Suponha que Deus tenha esse tipo de conhecimento médio. Como seria possível responder à pergunta: “Por que Deus criou um mundo com tantos problemas como os que temos em nossas mãos?” A resposta poderia ser que as opções de Deus poderiam ser limitadas. Ou seja, dado que Deus queria que as criaturas fossem livres, pode ser que elas tivessem buscado o caminho errado em qualquer mundo que Deus tivesse criado. Em todo o mundo de criaturas livres, é possível que essas criaturas seguissem o caminho errado e introduzissem o pecado e a corrupção no mundo. Assim, em qualquer mundo que é factível para Deus criar que tenha determinada quantidade de bem nele, também haveria determinada quantidade de sofrimento e de mal.
Em todas as circunstâncias em que Deus cria uma pessoa, a vontade de Deus é que essa pessoa faça a coisa certa – que ela se abstenha do pecado, que ela faça a coisa moralmente correta. Mas Deus sabe que, se Ele colocasse certas pessoas em determinadas circunstâncias, elas iriam pecar, não iriam fazer a coisa certa. Deus, então, permite isso. Ele não quer que elas pequem, mas, sabendo que é esse caminho que elas escolherão livremente, Ele permite que elas façam essas escolhas. Mas, em sua providência, Ele ordena o mundo de tal forma que, no cômputo final, Ele cria um mundo em que há muito mais bem do que o mal. E é nesse mundo que o seu propósito final será alcançado, ou seja, um mundo em que há uma multidão de pessoas no céu de todas as tribos, línguas, povos e nações que venham a conhecê-Lo e a Sua salvação. Portanto, podemos estar confiantes de que a escolha do mundo por Deus é a escolha mais sábia. Apesar dos sofrimentos e das injustiças da vida, o mundo está sob a direção soberana de Deus. Assim, esse será um mundo em que, em última análise, multidões de pessoas serão salvas e virão a conhecê-Lo, e esses males e sofrimentos do mundo são permitidos apenas com esse bom propósito em mente.
O que isso significa é que o ônus está realmente sobre nós – nós é que criamos os problemas do mundo pelas nossas próprias escolhas e decisões livres. Não é Deus que é culpado pelo mundo ser do jeito que é, mas nós. Por isso, temos de nos voltar para Ele em busca de perdão e purificação moral pelos problemas que criamos no mundo.
Discussão
Pergunta: De acordo com essa lógica, Deus criou este mundo como sendo a sua escolha mais sábia dentre todos os mundos possíveis a serem criados.

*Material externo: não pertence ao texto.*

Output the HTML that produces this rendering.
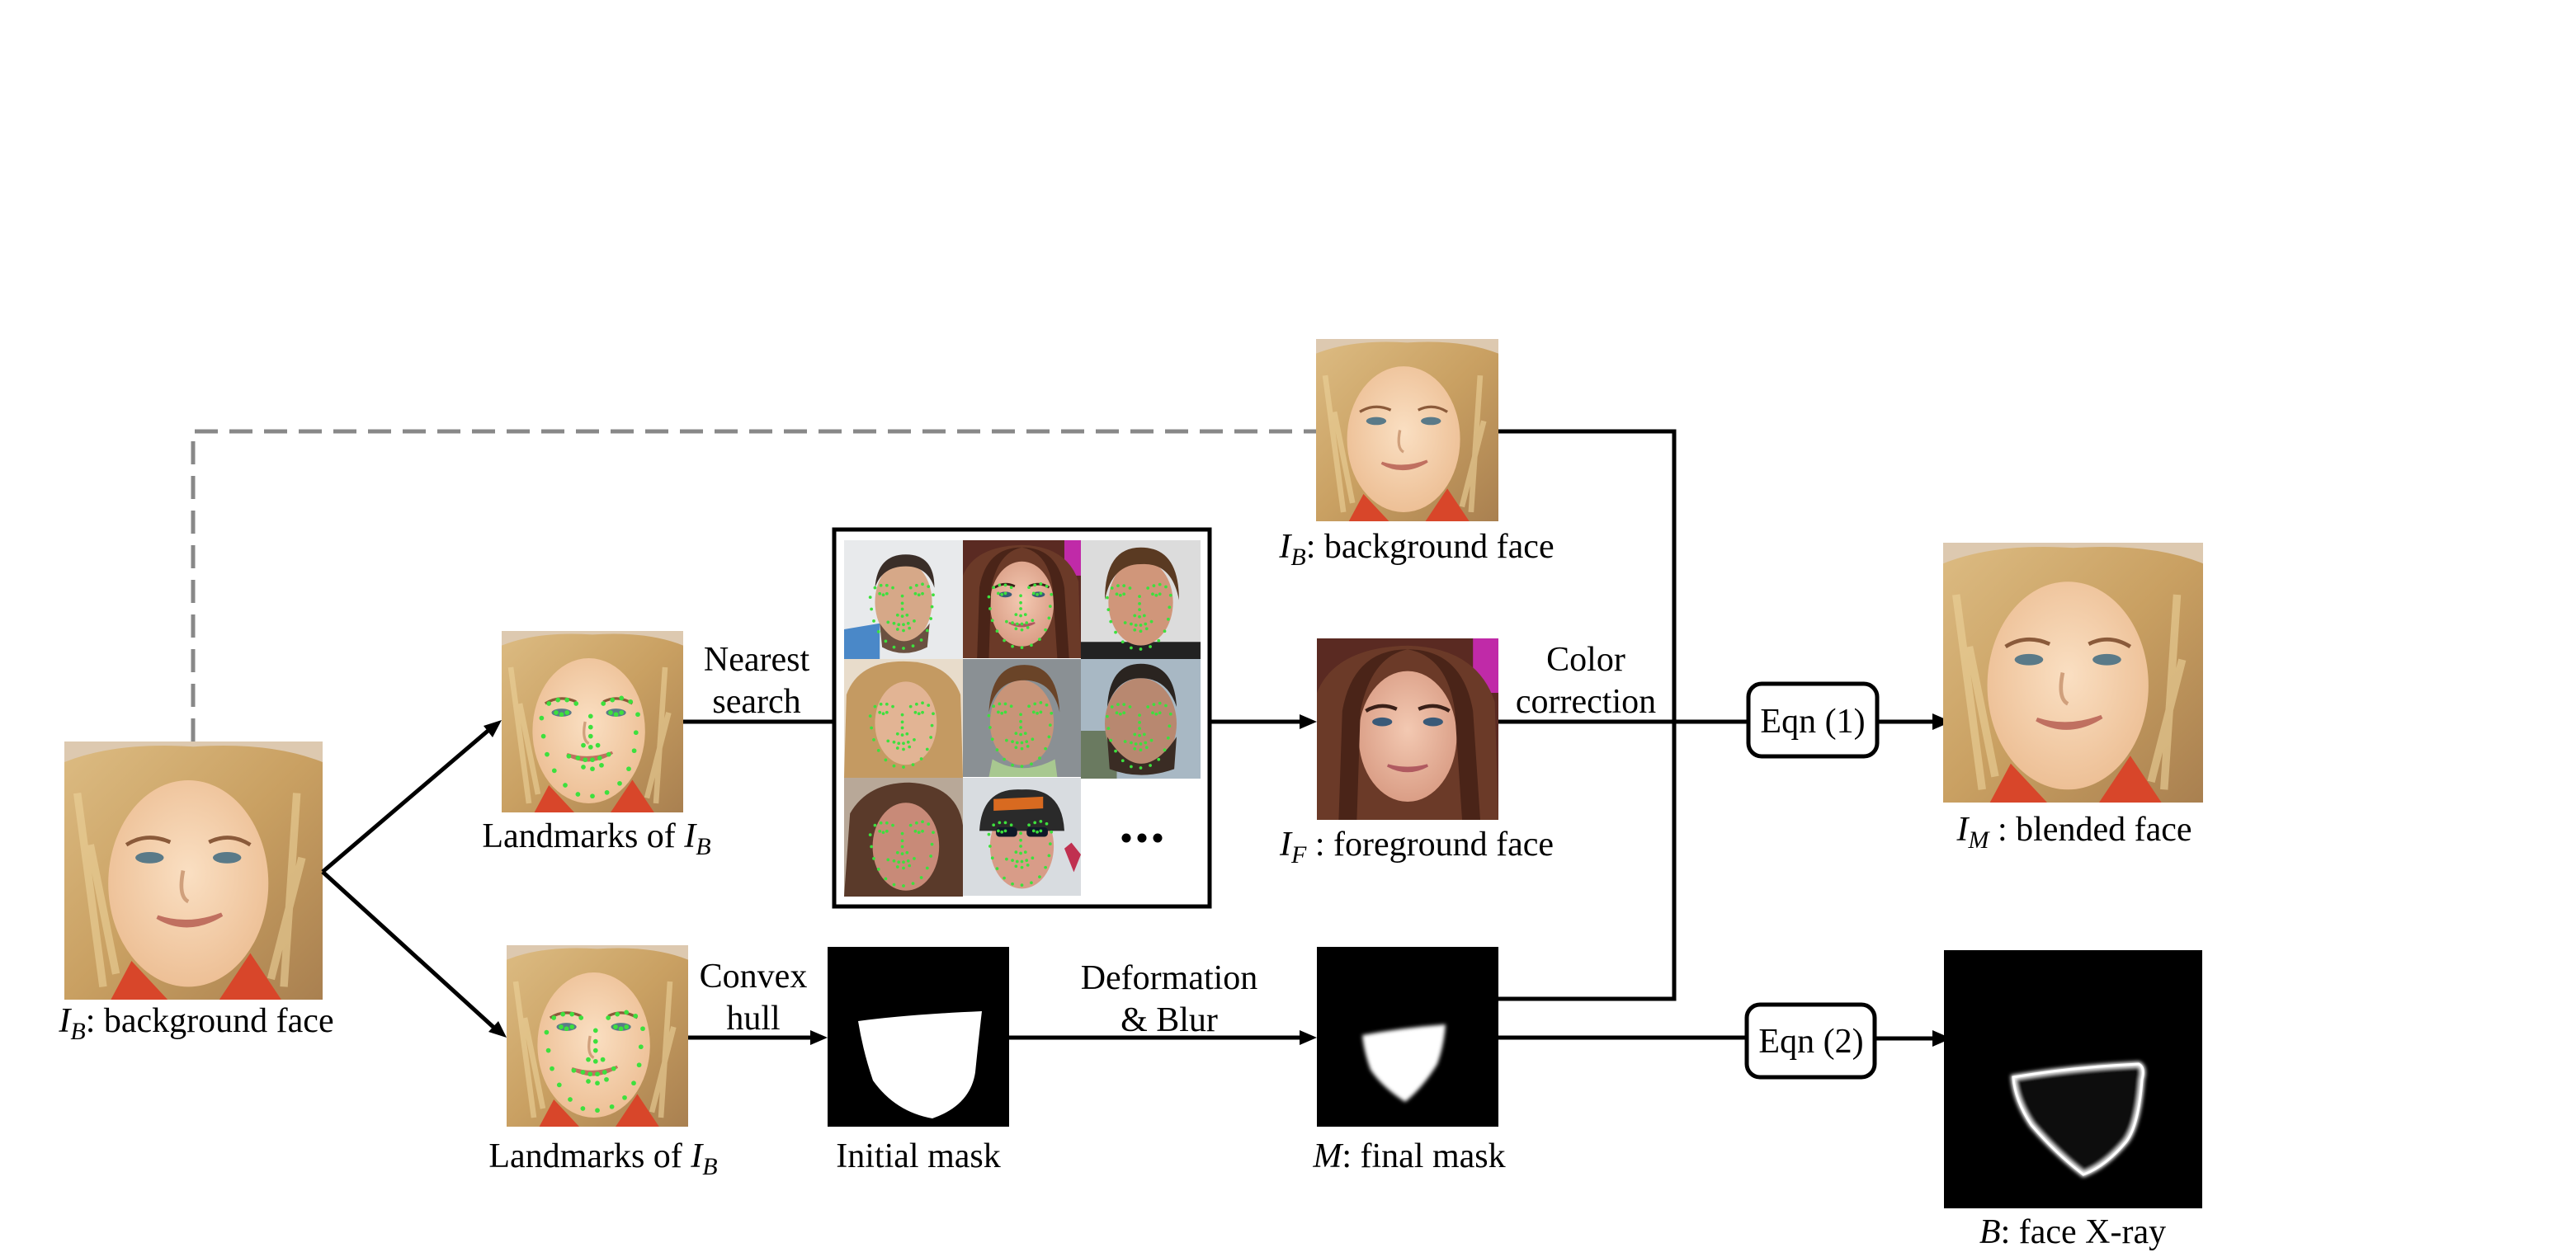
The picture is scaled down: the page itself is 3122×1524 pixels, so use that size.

Resposta: Sim, embora isso não signifique que exista uma única escolha mais sábia. Poderia haver uma gama de boas escolhas que Ele poderia fazer.
Pergunta: Eu gostaria de trazer o exemplo da idéia de que vivemos no melhor dos mundos possíveis, que Voltaire ataca impiedosamente em seu livro.
Resposta: O que eu estou dizendo não está comprometido com isso. Há muitos mundos possíveis que são melhores do que este, mas que podem não ser viáveis para Deus criar porque suas opções são limitadas pela vontade livre de Suas criaturas. Você poderia dizer que talvez haja um mundo onde exista uma multidão de criaturas que livremente nunca pequem, nunca façam qualquer mal, e que todas elas vão para o céu. Esse seria um mundo muito melhor do que este. Mas não é viável para Deus criar um mundo assim porque em qualquer mundo de criaturas livres que Ele crie que tenha tantas coisas boas como este, haveria também determinada quantidade de males e sofrimento. Então, eu não estou sugerindo, de modo algum, que este é o melhor de todos os mundos possíveis. É uma diferença entre um mundo possível e mundos que são viáveis ou factíveis para Deus dada a liberdade humana.

Pergunta: [faz uma interpretação teológica de por que Deus usou a crucificação como o método da morte de Cristo. E Deus criou o mundo para que “o bom fosse muito bom e o mau muito mau”]
Resposta: Uma coisa que você apresenta que é uma questão teológica muito profunda é “o bem da morte expiatória de Cristo.” Alguns teólogos têm defendido que o bem da morte sacrificial de Cristo na cruz é um bem que é tão grande que, de fato, um mundo em qual males horríveis e pecados existem é, no cômputo final, na verdade melhor do que um mundo sem pecado, porque o mundo sem pecado não teria esse grande bem da morte expiatória sacrificial de Cristo e essa demonstração tremenda do amor de Deus. Esse é um ponto muito interessante. Por que pensar que um mundo sem pecado ou mal é necessariamente um mundo melhor do que um mundo em que há pecado tremendo, a depravação e o mal, mas há também esse bem tremendo e esmagadoramente grande da redenção que está em Cristo? Eu acho que é um ponto muito profundo para se ponderar. Pode muito bem ser o caso de que esse é um bem que é tão grande que justifica Deus ter criado um mundo que tem males horriveis.